Но я страшно волновалась. Он ведь любил свою работу. И сам же говорил мне однажды, что она приносит ему радость. Меня потрясла мысль о том, что он может не работать. Как же я найду для него занятия, которые будут его радовать?
– Но ты еще будешь работать над книгой? – спросила я, кивнув в сторону монитора.
– Разумеется, – ответил он. – Хотя черновик мы почти закончили. Это последняя глава. А потом он перейдет к маме, и она придаст ему надлежащий вид. Она вполне профессионально редактирует и…
– Но ты же начнешь писать другую книгу, верно? – опять прервала его я.
– Что ж… давай подумаем. – Он откинул голову на подголовник и задумчиво уставился в потолок. – Я написал одну книгу для детей, одну – для взрослых и одну – для психотерапевтов. – Он с улыбкой взглянул на меня. – Сомневаюсь, что мы кого-то обделили.
– Подростков, – предположила я.
– Разве, по-твоему, книга для детей не включает подростков?
– Но ты же будешь скучать! – воскликнула я.
– Я буду читать. Ты знаешь, как я обожаю читать.
– Одних книг тебе будет мало, – возразила я. – Я знаю, что тебе может понравиться. Тебе нужно больше…
– Я выхожу в отставку, Молл, – спокойно, но решительно произнес он. – Множество людей рано уходят на пенсию. Причем в любом случае люди очень рады, если могут позволить себе такой отдых.
Обернувшись на стук по дверному косяку, я увидела на пороге дядю Тревора. Последнего человека в мире, которого мне хотелось бы увидеть.
– Здорово, – тихо произнес он, улыбнувшись как-то неуверенно, словно сомневался, что ему будут рады. Папа сидел спиной к двери, но узнал пришедшего, даже не видя его.

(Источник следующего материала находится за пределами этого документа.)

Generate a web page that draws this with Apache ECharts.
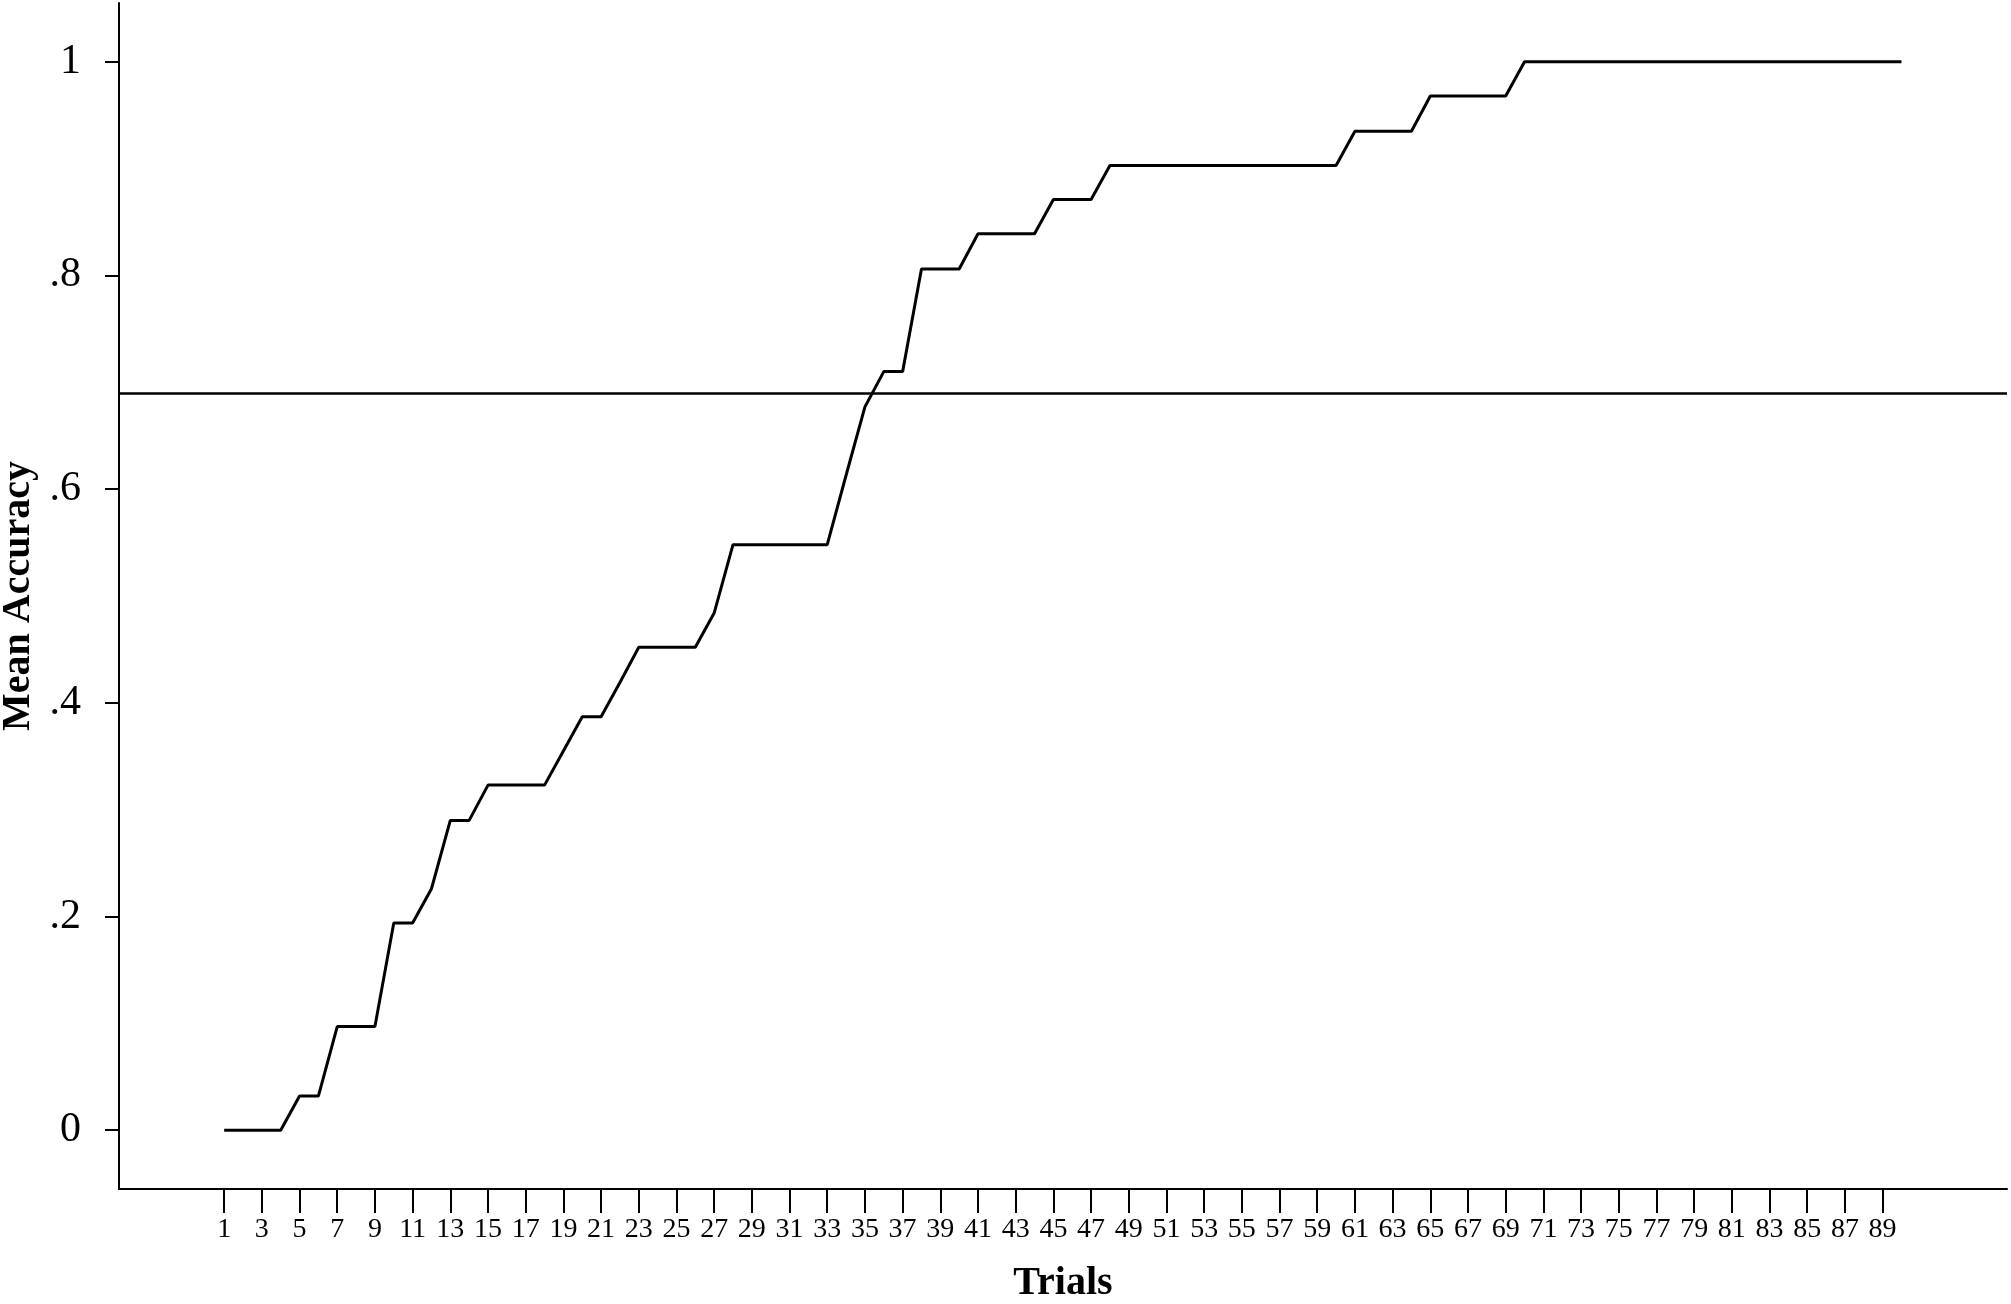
<!DOCTYPE html>
<html>
<head>
<meta charset="utf-8">
<script src="https://cdn.jsdelivr.net/npm/echarts@6/dist/echarts.min.js"></script>
<style>
  html, body { margin: 0; padding: 0; background: #fff; }
  #chart { width: 2011px; height: 1304px; }
</style>
</head>
<body>
<div id="chart"></div>
<script>
const trials = [1,2,3,4,5,6,7,8,9,10,11,12,13,14,15,16,17,18,19,20,21,22,23,24,25,26,27,28,29,30,
  31,32,33,34,35,36,37,38,39,40,41,42,43,44,45,46,47,48,49,50,51,52,53,54,55,56,57,58,59,60,
  61,62,63,64,65,66,67,68,69,70,71,72,73,74,75,76,77,78,79,80,81,82,83,84,85,86,87,88,89,90];

const meanAccuracy = [0,0,0,0,0.032,0.032,0.097,0.097,0.097,0.194,
  0.194,0.226,0.290,0.290,0.323,0.323,0.323,0.323,0.355,0.387,
  0.387,0.419,0.452,0.452,0.452,0.452,0.484,0.548,0.548,0.548,
  0.548,0.548,0.548,0.613,0.677,0.710,0.710,0.806,0.806,0.806,
  0.839,0.839,0.839,0.839,0.871,0.871,0.871,0.903,0.903,0.903,
  0.903,0.903,0.903,0.903,0.903,0.903,0.903,0.903,0.903,0.903,
  0.935,0.935,0.935,0.935,0.968,0.968,0.968,0.968,0.968,1,
  1,1,1,1,1,1,1,1,1,1,1,1,1,1,1,1,1,1,1,1];

const referenceLevel = [0.694];

const xTicks = [1,3,5,7,9,11,13,15,17,19,21,23,25,27,29,31,33,35,37,39,41,43,45,47,49,
  51,53,55,57,59,61,63,65,67,69,71,73,75,77,79,81,83,85,87,89];

const yTicks = [0, 0.2, 0.4, 0.6, 0.8, 1];
const yTickLabels = ["0", ".2", ".4", ".6", ".8", "1"];

const serif = "'Liberation Serif', 'DejaVu Serif', serif";

const chart = echarts.init(document.getElementById('chart'), null, { renderer: 'canvas' });

chart.setOption({
  animation: false,
  backgroundColor: '#ffffff',
  grid: { left: 119, right: 4, top: 3, bottom: 115, containLabel: false, outerBoundsMode: 'none' },
  xAxis: {
    type: 'value',
    min: -4.58,
    max: 95.6,
    name: 'Trials',
    nameLocation: 'middle',
    nameGap: 75,
    nameTextStyle: { fontFamily: serif, fontWeight: 'bold', fontSize: 40, color: '#000' },
    axisLine: { show: true, onZero: false, lineStyle: { color: '#000', width: 2 } },
    axisTick: { show: true, customValues: xTicks, length: 24, inside: false, lineStyle: { color: '#000', width: 2 } },
    axisLabel: { customValues: xTicks, margin: 27, fontFamily: serif, fontSize: 28, color: '#000' },
    splitLine: { show: false }
  },
  yAxis: {
    type: 'value',
    min: -0.055,
    max: 1.055,
    name: 'Mean Accuracy',
    nameLocation: 'middle',
    nameGap: 76,
    nameTextStyle: { fontFamily: serif, fontWeight: 'bold', fontSize: 40, color: '#000' },
    axisLine: { show: true, onZero: false, lineStyle: { color: '#000', width: 2 } },
    axisTick: { show: true, customValues: yTicks, length: 14, lineStyle: { color: '#000', width: 2 } },
    axisLabel: {
      customValues: yTicks,
      margin: 38,
      fontFamily: serif,
      fontSize: 42,
      color: '#000',
      formatter: function (v) {
        const i = yTicks.findIndex(t => Math.abs(t - v) < 1e-9);
        return i >= 0 ? yTickLabels[i] : '';
      }
    },
    splitLine: { show: false }
  },
  series: [{
    type: 'line',
    data: meanAccuracy.map((v, i) => [trials[i], v]),
    showSymbol: false,
    symbol: 'none',
    lineStyle: { color: '#000', width: 3 },
    markLine: {
      silent: true,
      symbol: ['none', 'none'],
      label: { show: false },
      lineStyle: { color: '#000', width: 2.5, type: 'solid' },
      data: referenceLevel.map(v => ({ yAxis: v }))
    }
  }]
});
</script>
</body>
</html>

– Здорово, Трев, – приветливо произнес он, как будто обращался не к тому, кто позавчера едва не убил его. – Что стряслось?
– Можно зайти? – спросил дядя Тревор.
– Конечно, – ответил папа.
Мне хотелось, чтобы он сказал ему: «Нет, мы заняты», – но он, очевидно, имел другие планы на общение с братом. Я-то вообще предпочла бы больше никогда в жизни не видеть своего дядю.
Дядя Тревор протопал по кабинету и сел на единственный свободный стул, стоявший у стены за моей спиной. На этом стуле папа хорошо видел его, и я тоже развернулась на кресле лицом к дяде, так что мы трое оказались в углах треугольника. Я мгновенно поняла, что передо сейчас дядя Тревор, совершенно не похожий на того разнузданного пьяницу, который вытолкнул папу из павильона. Его шевелюра цвета «перца с солью» влажно поблескивала, похоже, он только что принял душ. Опрятно одетый в защитного цвета бриджи и зеленую с гавайской пестротой рубашку, он выглядел глуповато-робким.